━━━ Supplied information ━━━
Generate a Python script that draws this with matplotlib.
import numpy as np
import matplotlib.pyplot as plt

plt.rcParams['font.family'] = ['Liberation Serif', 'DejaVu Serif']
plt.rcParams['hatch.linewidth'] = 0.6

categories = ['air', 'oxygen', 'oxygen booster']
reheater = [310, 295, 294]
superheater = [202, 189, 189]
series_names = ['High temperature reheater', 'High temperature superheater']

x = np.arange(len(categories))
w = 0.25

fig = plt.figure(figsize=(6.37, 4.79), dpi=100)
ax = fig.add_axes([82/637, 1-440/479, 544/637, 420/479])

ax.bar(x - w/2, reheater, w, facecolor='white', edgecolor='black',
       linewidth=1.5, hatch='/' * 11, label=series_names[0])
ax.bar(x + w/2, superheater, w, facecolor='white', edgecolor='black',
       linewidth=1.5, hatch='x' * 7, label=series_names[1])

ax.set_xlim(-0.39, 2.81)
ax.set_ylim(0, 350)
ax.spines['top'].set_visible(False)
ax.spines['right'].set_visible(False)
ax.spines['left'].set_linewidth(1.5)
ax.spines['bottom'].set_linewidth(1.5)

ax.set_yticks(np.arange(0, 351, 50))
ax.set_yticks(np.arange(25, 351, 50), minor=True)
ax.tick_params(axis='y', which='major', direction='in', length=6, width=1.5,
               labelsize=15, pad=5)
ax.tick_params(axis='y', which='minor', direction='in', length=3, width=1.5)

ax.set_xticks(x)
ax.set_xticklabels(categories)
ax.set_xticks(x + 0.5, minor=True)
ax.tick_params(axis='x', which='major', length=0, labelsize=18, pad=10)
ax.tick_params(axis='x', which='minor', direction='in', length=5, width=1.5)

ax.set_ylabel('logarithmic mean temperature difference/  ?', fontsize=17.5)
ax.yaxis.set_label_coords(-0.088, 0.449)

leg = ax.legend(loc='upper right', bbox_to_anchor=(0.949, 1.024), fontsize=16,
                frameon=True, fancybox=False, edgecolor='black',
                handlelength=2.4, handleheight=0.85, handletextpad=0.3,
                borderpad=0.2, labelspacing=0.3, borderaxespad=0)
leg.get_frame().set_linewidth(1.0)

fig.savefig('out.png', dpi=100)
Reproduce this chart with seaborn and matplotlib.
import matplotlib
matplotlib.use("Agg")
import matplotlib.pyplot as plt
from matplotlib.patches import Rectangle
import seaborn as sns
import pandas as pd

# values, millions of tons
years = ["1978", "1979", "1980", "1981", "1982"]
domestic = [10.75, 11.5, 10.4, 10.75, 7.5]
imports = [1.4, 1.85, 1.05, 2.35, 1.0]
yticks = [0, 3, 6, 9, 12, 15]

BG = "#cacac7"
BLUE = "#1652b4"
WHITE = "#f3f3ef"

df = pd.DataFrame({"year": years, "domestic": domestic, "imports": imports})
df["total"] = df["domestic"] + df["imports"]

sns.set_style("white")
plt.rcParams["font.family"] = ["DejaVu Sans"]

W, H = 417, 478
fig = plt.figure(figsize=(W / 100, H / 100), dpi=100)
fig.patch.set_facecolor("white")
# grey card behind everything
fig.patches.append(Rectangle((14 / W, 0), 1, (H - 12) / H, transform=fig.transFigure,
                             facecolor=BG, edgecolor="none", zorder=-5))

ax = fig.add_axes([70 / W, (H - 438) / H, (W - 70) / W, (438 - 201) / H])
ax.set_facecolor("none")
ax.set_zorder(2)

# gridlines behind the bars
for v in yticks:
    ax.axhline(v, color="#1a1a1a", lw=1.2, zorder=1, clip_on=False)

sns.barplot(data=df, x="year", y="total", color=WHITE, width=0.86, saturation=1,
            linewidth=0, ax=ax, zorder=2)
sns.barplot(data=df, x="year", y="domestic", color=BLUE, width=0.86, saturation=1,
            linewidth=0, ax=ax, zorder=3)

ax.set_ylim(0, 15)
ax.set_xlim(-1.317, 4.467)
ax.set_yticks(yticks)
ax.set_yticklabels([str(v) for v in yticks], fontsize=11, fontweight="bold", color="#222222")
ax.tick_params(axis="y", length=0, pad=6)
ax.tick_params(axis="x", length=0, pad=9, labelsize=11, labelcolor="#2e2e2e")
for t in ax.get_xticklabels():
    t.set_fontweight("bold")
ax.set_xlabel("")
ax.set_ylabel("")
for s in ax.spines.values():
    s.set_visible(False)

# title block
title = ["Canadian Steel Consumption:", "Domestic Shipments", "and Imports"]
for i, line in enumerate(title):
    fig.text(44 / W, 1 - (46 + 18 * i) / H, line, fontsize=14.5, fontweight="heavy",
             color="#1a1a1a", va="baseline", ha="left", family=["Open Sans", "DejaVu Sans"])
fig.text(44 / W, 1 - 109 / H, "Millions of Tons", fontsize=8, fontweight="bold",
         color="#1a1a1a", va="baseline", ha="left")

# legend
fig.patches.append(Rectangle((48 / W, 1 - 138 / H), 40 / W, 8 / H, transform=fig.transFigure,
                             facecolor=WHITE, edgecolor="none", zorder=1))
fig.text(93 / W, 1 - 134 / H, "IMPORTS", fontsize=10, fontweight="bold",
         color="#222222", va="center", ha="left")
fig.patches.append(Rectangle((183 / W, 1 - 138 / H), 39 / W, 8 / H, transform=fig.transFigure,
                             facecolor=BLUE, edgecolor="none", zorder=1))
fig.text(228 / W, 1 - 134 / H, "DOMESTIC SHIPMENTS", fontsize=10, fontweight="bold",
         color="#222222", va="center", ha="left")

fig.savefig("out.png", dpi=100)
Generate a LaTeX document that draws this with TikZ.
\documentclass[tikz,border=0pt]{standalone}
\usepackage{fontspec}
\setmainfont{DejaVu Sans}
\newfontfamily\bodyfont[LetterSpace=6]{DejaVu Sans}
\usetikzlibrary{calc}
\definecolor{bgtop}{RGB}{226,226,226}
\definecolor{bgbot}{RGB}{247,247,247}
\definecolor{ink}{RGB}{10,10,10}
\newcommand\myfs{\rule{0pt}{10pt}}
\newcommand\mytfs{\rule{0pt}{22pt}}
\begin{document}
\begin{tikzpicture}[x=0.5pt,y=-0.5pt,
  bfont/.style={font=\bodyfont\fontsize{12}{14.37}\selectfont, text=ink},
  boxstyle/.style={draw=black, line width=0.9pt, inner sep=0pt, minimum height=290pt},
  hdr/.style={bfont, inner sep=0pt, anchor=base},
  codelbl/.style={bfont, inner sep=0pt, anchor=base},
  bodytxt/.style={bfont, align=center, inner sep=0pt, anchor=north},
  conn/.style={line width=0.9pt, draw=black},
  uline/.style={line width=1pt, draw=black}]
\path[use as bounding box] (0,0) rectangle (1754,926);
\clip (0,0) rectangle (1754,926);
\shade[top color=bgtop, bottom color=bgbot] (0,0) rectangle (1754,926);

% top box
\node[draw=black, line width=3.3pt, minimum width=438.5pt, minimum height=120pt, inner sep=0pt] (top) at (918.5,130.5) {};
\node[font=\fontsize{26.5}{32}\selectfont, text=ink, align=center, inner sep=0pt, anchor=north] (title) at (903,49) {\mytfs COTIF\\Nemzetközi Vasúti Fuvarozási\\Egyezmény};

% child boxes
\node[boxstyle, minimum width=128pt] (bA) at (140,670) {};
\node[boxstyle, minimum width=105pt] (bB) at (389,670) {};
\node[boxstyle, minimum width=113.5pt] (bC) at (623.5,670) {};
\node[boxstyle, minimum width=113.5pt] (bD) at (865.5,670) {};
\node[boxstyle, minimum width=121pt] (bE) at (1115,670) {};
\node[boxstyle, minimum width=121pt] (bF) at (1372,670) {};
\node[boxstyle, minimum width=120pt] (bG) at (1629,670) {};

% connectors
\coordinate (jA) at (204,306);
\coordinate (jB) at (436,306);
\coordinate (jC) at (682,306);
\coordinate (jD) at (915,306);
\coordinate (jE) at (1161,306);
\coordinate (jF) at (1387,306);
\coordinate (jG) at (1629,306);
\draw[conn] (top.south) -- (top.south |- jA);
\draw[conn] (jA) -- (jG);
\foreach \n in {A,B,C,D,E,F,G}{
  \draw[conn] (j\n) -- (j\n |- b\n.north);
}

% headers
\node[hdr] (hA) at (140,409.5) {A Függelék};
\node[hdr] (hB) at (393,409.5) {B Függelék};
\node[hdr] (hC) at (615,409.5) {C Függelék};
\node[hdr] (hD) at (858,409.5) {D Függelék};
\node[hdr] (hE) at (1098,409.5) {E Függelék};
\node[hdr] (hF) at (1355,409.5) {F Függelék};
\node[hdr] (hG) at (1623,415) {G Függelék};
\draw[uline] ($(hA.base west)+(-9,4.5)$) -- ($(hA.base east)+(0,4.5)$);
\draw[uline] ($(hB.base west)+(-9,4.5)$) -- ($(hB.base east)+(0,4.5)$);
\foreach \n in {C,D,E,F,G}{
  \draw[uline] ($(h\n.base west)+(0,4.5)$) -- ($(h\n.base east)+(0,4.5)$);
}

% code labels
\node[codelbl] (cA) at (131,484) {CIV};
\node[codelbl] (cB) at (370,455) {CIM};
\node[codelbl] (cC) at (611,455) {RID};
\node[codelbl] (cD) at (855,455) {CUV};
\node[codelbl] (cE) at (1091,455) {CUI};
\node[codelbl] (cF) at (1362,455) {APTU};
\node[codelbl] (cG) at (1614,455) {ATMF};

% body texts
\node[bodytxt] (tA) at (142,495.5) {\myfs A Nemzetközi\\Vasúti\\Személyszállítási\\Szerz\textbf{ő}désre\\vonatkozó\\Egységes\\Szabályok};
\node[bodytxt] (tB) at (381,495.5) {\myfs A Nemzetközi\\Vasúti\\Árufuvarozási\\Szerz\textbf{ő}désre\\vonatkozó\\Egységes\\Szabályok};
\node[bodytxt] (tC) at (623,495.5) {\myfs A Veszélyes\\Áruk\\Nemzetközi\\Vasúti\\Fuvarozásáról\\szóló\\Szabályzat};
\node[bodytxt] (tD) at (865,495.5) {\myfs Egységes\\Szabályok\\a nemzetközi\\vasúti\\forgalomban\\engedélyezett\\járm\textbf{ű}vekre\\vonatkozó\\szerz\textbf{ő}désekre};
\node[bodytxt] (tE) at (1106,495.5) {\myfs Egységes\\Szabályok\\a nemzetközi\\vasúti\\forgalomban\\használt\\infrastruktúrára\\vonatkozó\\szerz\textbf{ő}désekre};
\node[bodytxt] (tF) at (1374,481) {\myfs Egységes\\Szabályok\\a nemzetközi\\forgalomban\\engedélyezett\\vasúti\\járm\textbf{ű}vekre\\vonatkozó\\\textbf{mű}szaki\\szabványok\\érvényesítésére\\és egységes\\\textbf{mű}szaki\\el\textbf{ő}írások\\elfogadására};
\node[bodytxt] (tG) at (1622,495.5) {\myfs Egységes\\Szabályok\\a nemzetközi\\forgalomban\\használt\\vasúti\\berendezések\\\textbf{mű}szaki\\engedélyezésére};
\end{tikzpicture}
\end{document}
━━━
━━━ Supplied information ━━━
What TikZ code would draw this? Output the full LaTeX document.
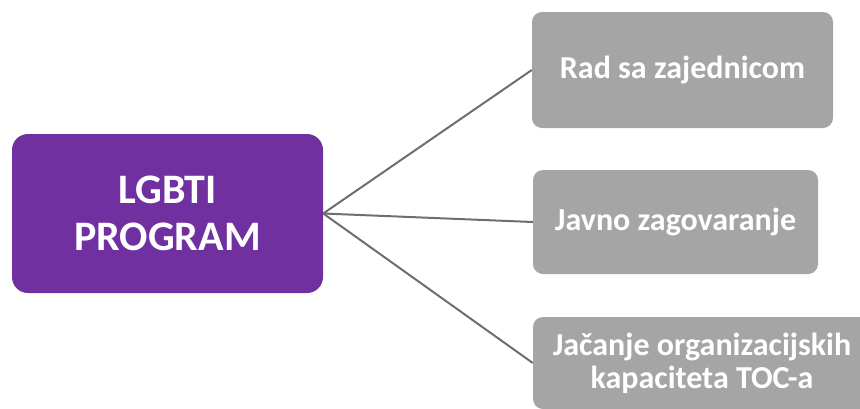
━━━
List every line from the entries above in which "that" appears.

Generate a Python script that draws this with matplotlib.
Generate a LaTeX document that draws this with TikZ.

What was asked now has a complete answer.